Debt-for-nature swap: A deal in which part of a country’s debt is replaced with cheaper loans by a bank or investor to bring the cost of repayment down and fund conservation. Gabon, the Central African nation known for its biodiversity, has refinanced $500m of its foreign debt, freeing up $163m to fund the expansion of its protected coastal areas and reduce illegal overfishing. This is the first deal of its kind on mainland Africa and comes after Ecuador bought back $1.6bn of its debt in May, releasing $18m annually to protect the Galapagos Islands. Some critics however say there is a need for more comprehensive solutions to fund conservation.

What’s coming up

Two politically and economically important gatherings take place this week.

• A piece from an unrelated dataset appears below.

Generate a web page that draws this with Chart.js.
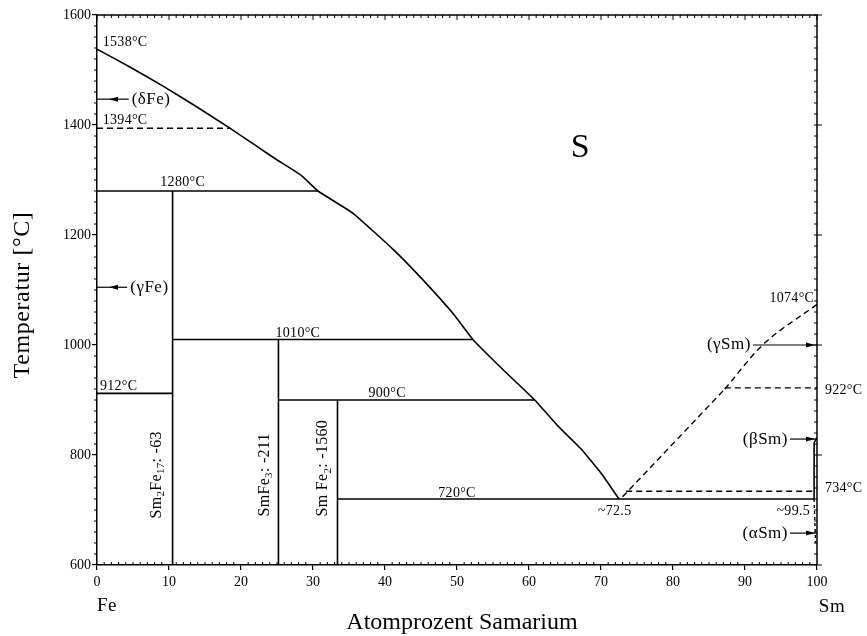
<!DOCTYPE html>
<html><head><meta charset="utf-8">
<script src="https://cdn.jsdelivr.net/npm/chart.js@4/dist/chart.umd.min.js"></script>
<style>html,body{margin:0;padding:0;background:#fff}canvas{display:block}</style>
</head><body>
<canvas id="c" width="867" height="636" style="width:867px;height:636px"></canvas>
<script>
// ---------- data (x = at.% Sm, T = °C) ----------
const xTicks = [0,10,20,30,40,50,60,70,80,90,100];
const yTicks = [600,800,1000,1200,1400,1600];

const liquidusFeX = [0, 4.5, 9, 13.5, 18.5, 24.6, 28.4, 30.7, 35.6, 41.2, 45.3, 49.4, 52.2, 56.4, 60.8, 64, 67.3, 70.3, 72.5];
const liquidusFeT = [1538, 1506, 1472, 1436, 1394, 1340, 1308, 1280, 1239, 1173, 1118, 1058, 1010, 955, 900, 853, 810, 762, 720];

const liquidusSmLowX = [73, 80.6, 87.2];
const liquidusSmLowT = [724, 829, 920];
const liquidusSmHighX = [87.2, 92.3, 100];
const liquidusSmHighT = [920, 998, 1074];

const solidIsoT    = [1280, 1010, 912, 900, 720];
const solidIsoFrom = [0, 10.5, 0, 25.2, 33.4];
const solidIsoTo   = [30.7, 52.2, 10.5, 60.8, 99.6];

const dashedIsoT    = [1394, 922, 734];
const dashedIsoFrom = [0, 87.2, 73.5];
const dashedIsoTo   = [18.5, 100, 99.6];

const compoundX     = [10.5, 25.2, 33.4];
const compoundTop   = [1280, 1010, 900];
const compoundNames = ['Sm_{2}Fe_{17}: -63', 'SmFe_{3}: -211', 'Sm Fe_{2}: -1560'];
const compoundLabelX = [8.3, 23.3, 31.4];
const compoundLabelT = [764, 764, 776];

const betaSolvusX = [99.6, 99.6, 100];
const betaSolvusT = [720, 822, 832];
const alphaSolvusX = [99.6, 99.8];
const alphaSolvusT = [720, 640];

const phaseNames   = ['(δFe)', '(γFe)', '(γSm)', '(βSm)', '(αSm)'];
const phaseT       = [1447, 1105, 1000, 829, 658];
const phaseTextX   = [4.4, 4.2, 91.1, 96.25, 96.25];
const phaseTargetX = [0, 0, 100, 100, 100];

const tempLabels = ['1538°C','1394°C','1280°C','1010°C','912°C','900°C','720°C','~72.5','~99.5','734°C','922°C','1074°C'];
const tempLabelX = [0.8, 0.8, 11.9, 27.9, 0.4, 40.3, 50, 71.9, 96.7, 101.1, 101.1, 96.5];
const tempLabelT = [1551, 1409, 1295, 1022, 924, 913, 731, 698, 698, 740, 918, 1084];
const tempLabelAlign = ['left','left','center','center','left','center','center','center','center','left','left','center'];

const regionLabel = 'S';
const regionLabelX = 67.1;
const regionLabelT = 1358;

const xTitle = 'Atomprozent Samarium';
const yTitle = 'Temperatur [°C]';
const leftElement = 'Fe';
const rightElement = 'Sm';

// ---------- build datasets ----------
const SERIF = '"Liberation Serif", "Times New Roman", serif';
const pts = (xs, ys) => xs.map((x, i) => ({x, y: ys[i]}));
const datasets = [];
const solidStyle = {borderColor:'#000', borderWidth:1.6, showLine:true, pointRadius:0, fill:false, tension:0};
const dashStyle = Object.assign({}, solidStyle, {borderDash:[6,4], borderWidth:1.4});
const smooth = {cubicInterpolationMode:'monotone'};

datasets.push(Object.assign({data: pts(liquidusFeX, liquidusFeT)}, solidStyle, {borderJoinStyle:'round', tension:0.12}));
datasets.push(Object.assign({data: pts(liquidusSmLowX, liquidusSmLowT)}, dashStyle));
datasets.push(Object.assign({data: pts(liquidusSmHighX, liquidusSmHighT)}, dashStyle, smooth));
solidIsoT.forEach((t, i) => datasets.push(Object.assign({data:[{x:solidIsoFrom[i], y:t},{x:solidIsoTo[i], y:t}]}, solidStyle)));
dashedIsoT.forEach((t, i) => datasets.push(Object.assign({data:[{x:dashedIsoFrom[i], y:t},{x:dashedIsoTo[i], y:t}]}, dashStyle)));
compoundX.forEach((x, i) => datasets.push(Object.assign({data:[{x, y:600},{x, y:compoundTop[i]}]}, solidStyle)));
datasets.push(Object.assign({data: pts(betaSolvusX, betaSolvusT)}, solidStyle));
datasets.push(Object.assign({data: pts(alphaSolvusX, alphaSolvusT)}, dashStyle, {borderDash:[3,3]}));
phaseT.forEach((t, i) => datasets.push(Object.assign({data:[{x:phaseTextX[i], y:t},{x:phaseTargetX[i], y:t}]}, solidStyle, {borderWidth:1.2})));

// ---------- helpers ----------
function drawRich(ctx, str, size) {
  const parts = [];
  const re = /_\{([^}]*)\}/g;
  let last = 0, m;
  while ((m = re.exec(str))) {
    if (m.index > last) parts.push({t: str.slice(last, m.index), sub:false});
    parts.push({t: m[1], sub:true});
    last = re.lastIndex;
  }
  if (last < str.length) parts.push({t: str.slice(last), sub:false});
  const subSize = Math.round(size * 0.68);
  let w = 0;
  parts.forEach(p => { ctx.font = (p.sub ? subSize : size) + 'px ' + SERIF; p.w = ctx.measureText(p.t).width; w += p.w; });
  let x = -w / 2;
  ctx.textAlign = 'left'; ctx.textBaseline = 'middle';
  parts.forEach(p => {
    ctx.font = (p.sub ? subSize : size) + 'px ' + SERIF;
    ctx.fillText(p.t, x, p.sub ? size * 0.3 : 0);
    x += p.w;
  });
}

const decor = {
  id: 'decor',
  afterDraw(chart) {
    const ctx = chart.ctx, xs = chart.scales.x, ys = chart.scales.y, a = chart.chartArea;
    const X = v => xs.getPixelForValue(v), Y = v => ys.getPixelForValue(v);
    ctx.save();
    ctx.strokeStyle = '#000'; ctx.fillStyle = '#000';
    ctx.lineWidth = 1.5;
    ctx.beginPath();
    ctx.moveTo(a.left, a.top); ctx.lineTo(a.right, a.top); ctx.lineTo(a.right, a.bottom);
    ctx.stroke();
    ctx.lineWidth = 1;
    ctx.beginPath();
    for (let v = 0; v <= 100; v++) {
      const px = X(v);
      const major = v % 10 === 0;
      if (!major) { ctx.moveTo(px, a.bottom); ctx.lineTo(px, a.bottom - 3); }
      ctx.moveTo(px, a.top); ctx.lineTo(px, a.top + (major ? 5 : 3));
    }
    for (let t = 600; t <= 1600; t += 20) {
      const py = Y(t);
      const major = t % 200 === 0;
      if (!major) { ctx.moveTo(a.left, py); ctx.lineTo(a.left - 3, py); }
      ctx.moveTo(a.right, py); ctx.lineTo(a.right - 3, py);
      if (major) { ctx.moveTo(a.right, py); ctx.lineTo(a.right + 5, py); }
    }
    ctx.stroke();

    phaseT.forEach((t, i) => {
      const py = Y(t);
      const dir = phaseTargetX[i] < 50 ? -1 : 1;
      const tip = dir < 0 ? X(phaseTargetX[i]) + 12 : X(phaseTargetX[i]) - 2;
      ctx.beginPath();
      ctx.moveTo(tip, py);
      ctx.lineTo(tip - dir * 9, py - 2.5);
      ctx.lineTo(tip - dir * 9, py + 2.5);
      ctx.closePath();
      ctx.fill();
    });

    ctx.font = '17px ' + SERIF;
    ctx.letterSpacing = '0.5px';
    ctx.textBaseline = 'middle';
    phaseNames.forEach((s, i) => {
      const left = phaseTargetX[i] < 50;
      ctx.textAlign = left ? 'left' : 'right';
      ctx.fillText(s, X(phaseTextX[i]) + (left ? 3 : -2), Y(phaseT[i]));
    });

    ctx.font = '14px ' + SERIF;
    ctx.letterSpacing = '0.3px';
    tempLabels.forEach((s, i) => {
      ctx.textAlign = tempLabelAlign[i];
      ctx.fillText(s, X(tempLabelX[i]), Y(tempLabelT[i]));
    });
    ctx.letterSpacing = '0px';

    ctx.font = '34px ' + SERIF;
    ctx.textAlign = 'center';
    ctx.fillText(regionLabel, X(regionLabelX), Y(regionLabelT));

    compoundNames.forEach((s, i) => {
      ctx.save();
      ctx.translate(X(compoundLabelX[i]), Y(compoundLabelT[i]));
      ctx.rotate(-Math.PI / 2);
      ctx.letterSpacing = '0.3px';
      drawRich(ctx, s, 16);
      ctx.restore();
    });

    ctx.font = '24px ' + SERIF;
    ctx.textAlign = 'center';
    ctx.textBaseline = 'middle';
    ctx.fillText(xTitle, 462, 623);
    ctx.save();
    ctx.translate(23, 295);
    ctx.rotate(-Math.PI / 2);
    ctx.letterSpacing = '0.6px';
    ctx.fillText(yTitle, 0, 0);
    ctx.restore();
    ctx.font = '19px ' + SERIF;
    ctx.letterSpacing = '0.5px';
    ctx.fillText(leftElement, X(0) + 10, 606);
    ctx.fillText(rightElement, X(100) + 15, 607);
    ctx.restore();
  }
};

new Chart(document.getElementById('c'), {
  type: 'scatter',
  data: { datasets },
  options: {
    responsive: false,
    animation: false,
    events: [],
    layout: { padding: { top: 15, right: 50, left: 0, bottom: 0 } },
    plugins: { legend: { display: false }, tooltip: { enabled: false } },
    scales: {
      x: {
        type: 'linear', min: 0, max: 100,
        afterFit(s) { s.height = 71; },
        afterBuildTicks(s) { s.ticks = xTicks.map(v => ({value: v})); },
        ticks: { color: '#000', font: { family: SERIF, size: 14 }, padding: 4, maxRotation: 0, callback: v => String(v) },
        grid: { drawOnChartArea: false, color: '#000', lineWidth: 1.2, tickLength: 5 },
        border: { color: '#000', width: 1.5 }
      },
      y: {
        type: 'linear', min: 600, max: 1600,
        afterFit(s) { s.width = 97; },
        afterBuildTicks(s) { s.ticks = yTicks.map(v => ({value: v})); },
        ticks: { color: '#000', font: { family: SERIF, size: 14 }, padding: 1, callback: v => String(v) },
        grid: { drawOnChartArea: false, color: '#000', lineWidth: 1.2, tickLength: 5 },
        border: { color: '#000', width: 1.5 }
      }
    }
  },
  plugins: [decor]
});
</script>
</body></html>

The BRICS group of major emerging economies – Brazil, Russia, India, China and South Africa - holds its 15th summit from Tuesday to Thursday. It is expected to discuss potentially expanding the club of nations to allow other countries to join. In addition, the Fed’s annual Jackson Hole Economic Symposium runs from Thursday to Saturday and could bring more clarity around how higher interest rates could impact the US economy. In terms of economic data, flash August Purchasing Managers’ Indices figures for Japan, the Eurozone, UK, and US are released on Wednesday. On Friday, Germany publishes the final estimate of Q2 GDP.